VI. Why This Matters
Why should we care about the materialism vs consciousness debate and the “Adam & Eve problem”? Because it touches fundamental questions: what we are, what it means to be human, how we relate to our bodies and our minds, how we relate to the world and each other.
- Our worldview shapes our values: If we are just matter, perhaps meaning is an illusion. If consciousness is fundamental, then meaning and value may have a deeper root.
- Our ethical lives are implicated: The shift from un-reflective being to self-aware being brings responsibility—a “we” that can act, choose, harm, heal.
- Our existential orientation: Recognising that we are embodied (material) and aware (conscious) allows a richer life, but also raises tension: the body will die, the mind will age; yet our awareness persists in some sense.
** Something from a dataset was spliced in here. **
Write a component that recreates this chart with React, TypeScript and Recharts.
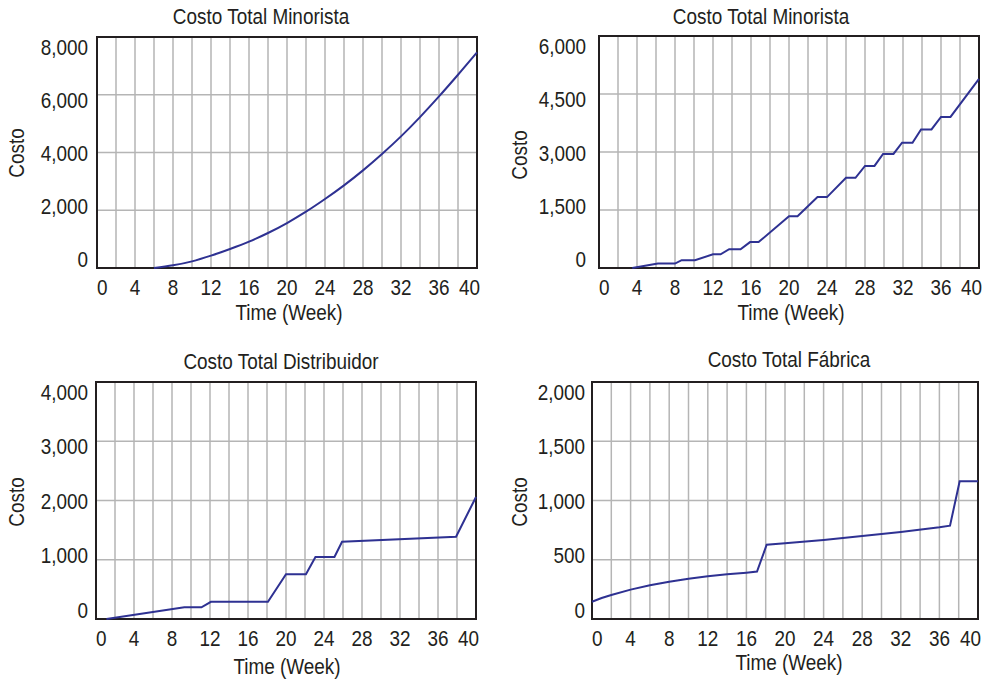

- And finally: our cultural direction: a society overly materialist may neglect the inner life, the mystery of consciousness; a society overly idealist may neglect the physical, ecological, bodily reality. The “fall” of Adam and Eve may thus be read as our collective journey into awareness of this tension—and the journey beyond.
VII. Conclusion
In summary:
- Materialism posits that everything, including consciousness, ultimately is or derives from matter.
- Consciousness challenges that: it stubbornly refuses to be fully explained by matter alone, raising the “hard problem”.
- The story of Adam and Eve acts as a powerful metaphor: the move from un-self-aware being into conscious self-being, and the manifold consequences—alienation, responsibility, duality.
- The “problem no one wants to talk about” is living in that space between matter and awareness, the embodied conscious human condition.
- Perhaps the way forward is not to choose one side or the other exclusively, but to live integratively: honoring our materiality and our consciousness, accepting the mystery, embracing our responsibility.
In the end, maybe the lesson of Adam & Eve is not just that we fell—but that we rose into awareness. And now we must live both as creatures of matter and beings of consciousness, in whatever incomplete, strange, beautiful form that takes.